> _Objective_:
Copy out each line containing "code" from the entries below.

> _Data supplied_:
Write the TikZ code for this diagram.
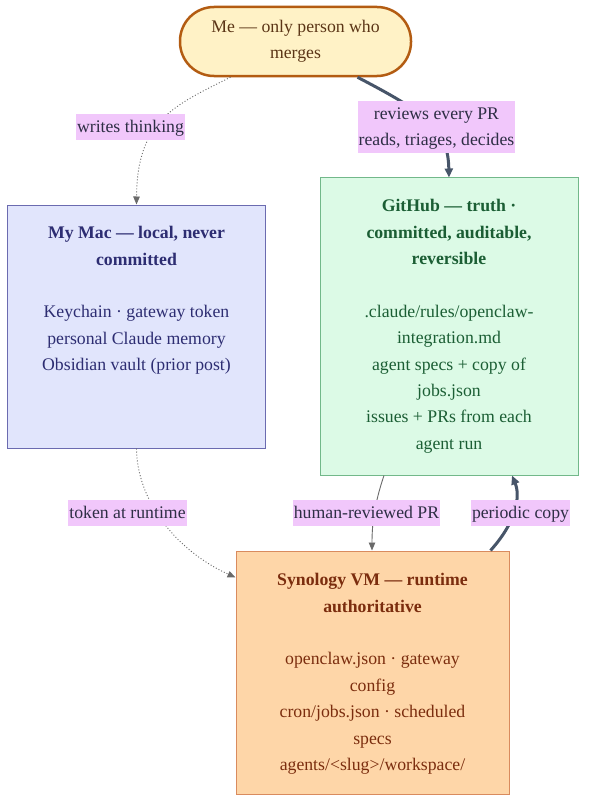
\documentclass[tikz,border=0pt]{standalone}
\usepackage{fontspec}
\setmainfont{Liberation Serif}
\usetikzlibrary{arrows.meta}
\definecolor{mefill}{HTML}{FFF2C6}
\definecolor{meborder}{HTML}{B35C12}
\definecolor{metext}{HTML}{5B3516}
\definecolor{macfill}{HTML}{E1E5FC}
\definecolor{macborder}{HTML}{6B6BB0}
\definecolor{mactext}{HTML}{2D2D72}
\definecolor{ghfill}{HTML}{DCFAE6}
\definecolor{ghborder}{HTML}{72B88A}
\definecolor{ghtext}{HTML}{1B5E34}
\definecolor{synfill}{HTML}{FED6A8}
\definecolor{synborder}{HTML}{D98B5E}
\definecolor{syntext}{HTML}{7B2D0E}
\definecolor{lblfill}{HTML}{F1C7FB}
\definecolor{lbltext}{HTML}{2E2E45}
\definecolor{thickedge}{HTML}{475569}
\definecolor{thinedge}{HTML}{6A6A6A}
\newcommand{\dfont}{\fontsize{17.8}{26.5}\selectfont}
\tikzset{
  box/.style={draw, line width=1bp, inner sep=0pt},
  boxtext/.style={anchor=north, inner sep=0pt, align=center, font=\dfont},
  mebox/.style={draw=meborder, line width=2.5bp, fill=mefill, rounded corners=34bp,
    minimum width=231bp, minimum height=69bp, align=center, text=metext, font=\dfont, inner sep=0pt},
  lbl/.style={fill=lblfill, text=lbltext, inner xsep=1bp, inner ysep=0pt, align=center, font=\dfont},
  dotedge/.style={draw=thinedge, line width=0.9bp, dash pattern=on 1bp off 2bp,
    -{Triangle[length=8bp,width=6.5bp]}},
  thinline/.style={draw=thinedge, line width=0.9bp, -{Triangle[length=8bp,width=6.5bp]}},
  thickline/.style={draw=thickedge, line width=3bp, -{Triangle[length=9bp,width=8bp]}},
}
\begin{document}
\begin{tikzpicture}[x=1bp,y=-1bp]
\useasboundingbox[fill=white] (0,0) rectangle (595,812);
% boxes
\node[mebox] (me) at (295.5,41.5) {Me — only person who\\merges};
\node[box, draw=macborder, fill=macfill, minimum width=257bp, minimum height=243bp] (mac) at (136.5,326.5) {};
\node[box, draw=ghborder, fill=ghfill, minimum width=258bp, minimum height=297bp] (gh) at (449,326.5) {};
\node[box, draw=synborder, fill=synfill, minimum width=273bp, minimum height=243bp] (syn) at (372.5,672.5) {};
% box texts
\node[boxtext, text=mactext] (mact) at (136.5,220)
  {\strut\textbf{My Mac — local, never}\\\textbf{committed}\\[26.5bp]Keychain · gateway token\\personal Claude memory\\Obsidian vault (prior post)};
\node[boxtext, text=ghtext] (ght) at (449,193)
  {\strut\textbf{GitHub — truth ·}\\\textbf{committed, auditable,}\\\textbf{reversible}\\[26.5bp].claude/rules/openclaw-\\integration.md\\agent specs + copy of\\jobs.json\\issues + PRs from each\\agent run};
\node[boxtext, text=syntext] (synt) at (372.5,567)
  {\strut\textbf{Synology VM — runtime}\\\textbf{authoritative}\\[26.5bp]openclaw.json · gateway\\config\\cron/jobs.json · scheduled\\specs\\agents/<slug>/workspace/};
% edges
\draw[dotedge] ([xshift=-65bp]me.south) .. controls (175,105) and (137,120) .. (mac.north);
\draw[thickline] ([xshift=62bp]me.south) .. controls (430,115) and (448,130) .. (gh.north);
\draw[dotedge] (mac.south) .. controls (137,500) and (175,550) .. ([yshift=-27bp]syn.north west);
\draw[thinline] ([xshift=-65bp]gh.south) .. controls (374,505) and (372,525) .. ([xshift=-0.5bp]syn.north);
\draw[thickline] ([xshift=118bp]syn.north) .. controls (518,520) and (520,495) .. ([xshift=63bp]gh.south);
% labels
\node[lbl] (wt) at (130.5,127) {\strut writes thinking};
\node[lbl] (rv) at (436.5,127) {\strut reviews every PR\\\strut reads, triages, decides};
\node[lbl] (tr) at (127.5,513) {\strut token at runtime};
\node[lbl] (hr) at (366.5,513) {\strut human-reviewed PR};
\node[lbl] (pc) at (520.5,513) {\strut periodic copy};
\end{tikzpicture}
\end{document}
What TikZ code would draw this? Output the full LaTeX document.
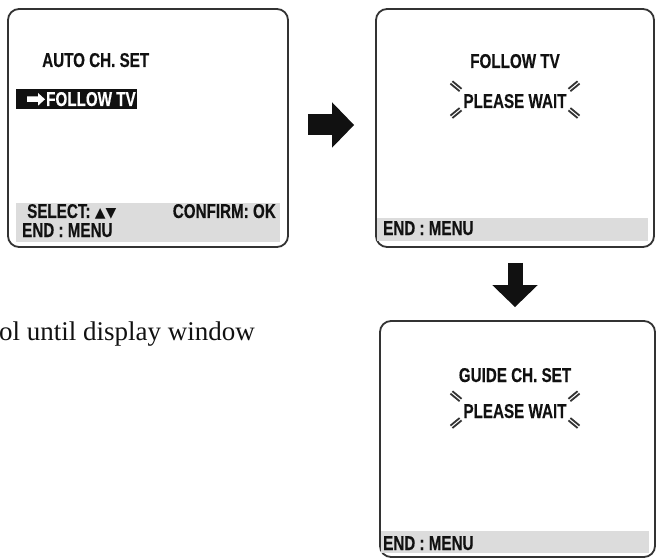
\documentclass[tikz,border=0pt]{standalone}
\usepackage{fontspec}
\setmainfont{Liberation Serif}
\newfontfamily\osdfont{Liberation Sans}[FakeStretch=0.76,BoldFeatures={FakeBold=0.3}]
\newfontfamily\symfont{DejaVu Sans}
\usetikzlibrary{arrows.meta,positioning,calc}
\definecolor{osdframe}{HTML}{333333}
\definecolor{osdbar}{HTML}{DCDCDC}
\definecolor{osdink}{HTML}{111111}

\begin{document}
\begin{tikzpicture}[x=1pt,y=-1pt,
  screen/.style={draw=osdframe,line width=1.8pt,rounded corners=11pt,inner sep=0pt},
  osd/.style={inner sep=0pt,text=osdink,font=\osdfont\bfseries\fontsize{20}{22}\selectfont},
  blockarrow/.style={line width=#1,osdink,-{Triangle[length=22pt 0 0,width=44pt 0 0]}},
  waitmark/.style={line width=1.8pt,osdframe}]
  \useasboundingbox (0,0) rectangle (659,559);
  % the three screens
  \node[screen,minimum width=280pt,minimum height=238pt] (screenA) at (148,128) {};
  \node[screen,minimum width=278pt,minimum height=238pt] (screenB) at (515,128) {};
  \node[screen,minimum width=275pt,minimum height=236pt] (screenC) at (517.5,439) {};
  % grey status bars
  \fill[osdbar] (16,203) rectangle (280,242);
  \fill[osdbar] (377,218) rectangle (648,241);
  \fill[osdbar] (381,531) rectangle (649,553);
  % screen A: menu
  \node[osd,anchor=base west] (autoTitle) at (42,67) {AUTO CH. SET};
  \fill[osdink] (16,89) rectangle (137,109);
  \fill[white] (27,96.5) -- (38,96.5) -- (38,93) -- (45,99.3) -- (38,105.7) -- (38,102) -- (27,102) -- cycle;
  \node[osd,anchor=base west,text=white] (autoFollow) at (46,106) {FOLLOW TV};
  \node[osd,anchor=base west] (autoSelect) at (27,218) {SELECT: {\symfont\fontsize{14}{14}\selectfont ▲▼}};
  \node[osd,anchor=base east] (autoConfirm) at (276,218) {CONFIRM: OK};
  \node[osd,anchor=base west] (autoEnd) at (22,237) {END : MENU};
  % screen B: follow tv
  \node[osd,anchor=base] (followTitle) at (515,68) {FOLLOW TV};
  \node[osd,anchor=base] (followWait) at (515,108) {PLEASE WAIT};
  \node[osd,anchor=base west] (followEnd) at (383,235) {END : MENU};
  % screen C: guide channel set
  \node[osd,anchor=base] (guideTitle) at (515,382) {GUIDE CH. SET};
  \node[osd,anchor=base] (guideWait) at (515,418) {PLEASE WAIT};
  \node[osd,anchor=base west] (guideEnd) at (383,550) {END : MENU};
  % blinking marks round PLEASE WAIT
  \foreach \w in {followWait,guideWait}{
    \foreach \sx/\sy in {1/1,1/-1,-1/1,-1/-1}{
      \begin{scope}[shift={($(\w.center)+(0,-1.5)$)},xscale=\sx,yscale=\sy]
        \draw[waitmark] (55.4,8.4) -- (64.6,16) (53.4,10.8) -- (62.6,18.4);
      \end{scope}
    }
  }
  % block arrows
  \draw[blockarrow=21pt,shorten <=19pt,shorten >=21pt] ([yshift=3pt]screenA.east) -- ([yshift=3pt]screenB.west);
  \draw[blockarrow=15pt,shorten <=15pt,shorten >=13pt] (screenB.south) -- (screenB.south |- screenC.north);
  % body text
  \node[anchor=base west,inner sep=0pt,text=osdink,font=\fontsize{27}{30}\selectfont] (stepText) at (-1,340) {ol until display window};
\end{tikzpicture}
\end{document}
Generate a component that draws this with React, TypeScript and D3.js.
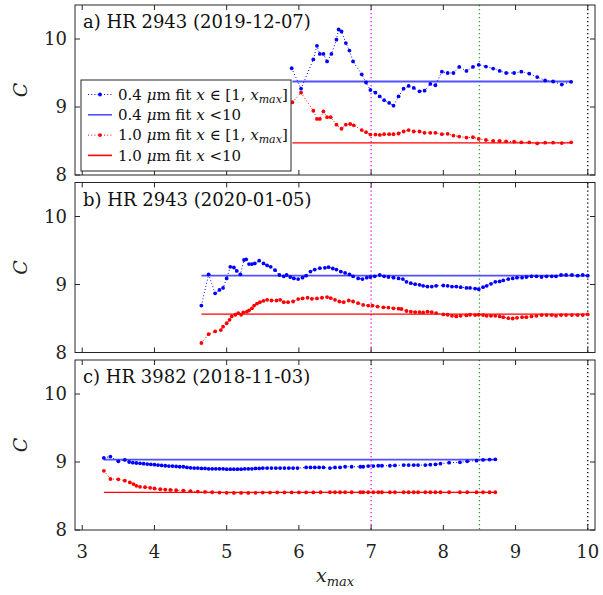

> _Output for this task_:
Write the TikZ code for this diagram.
What TikZ code would draw this? Output the full LaTeX document.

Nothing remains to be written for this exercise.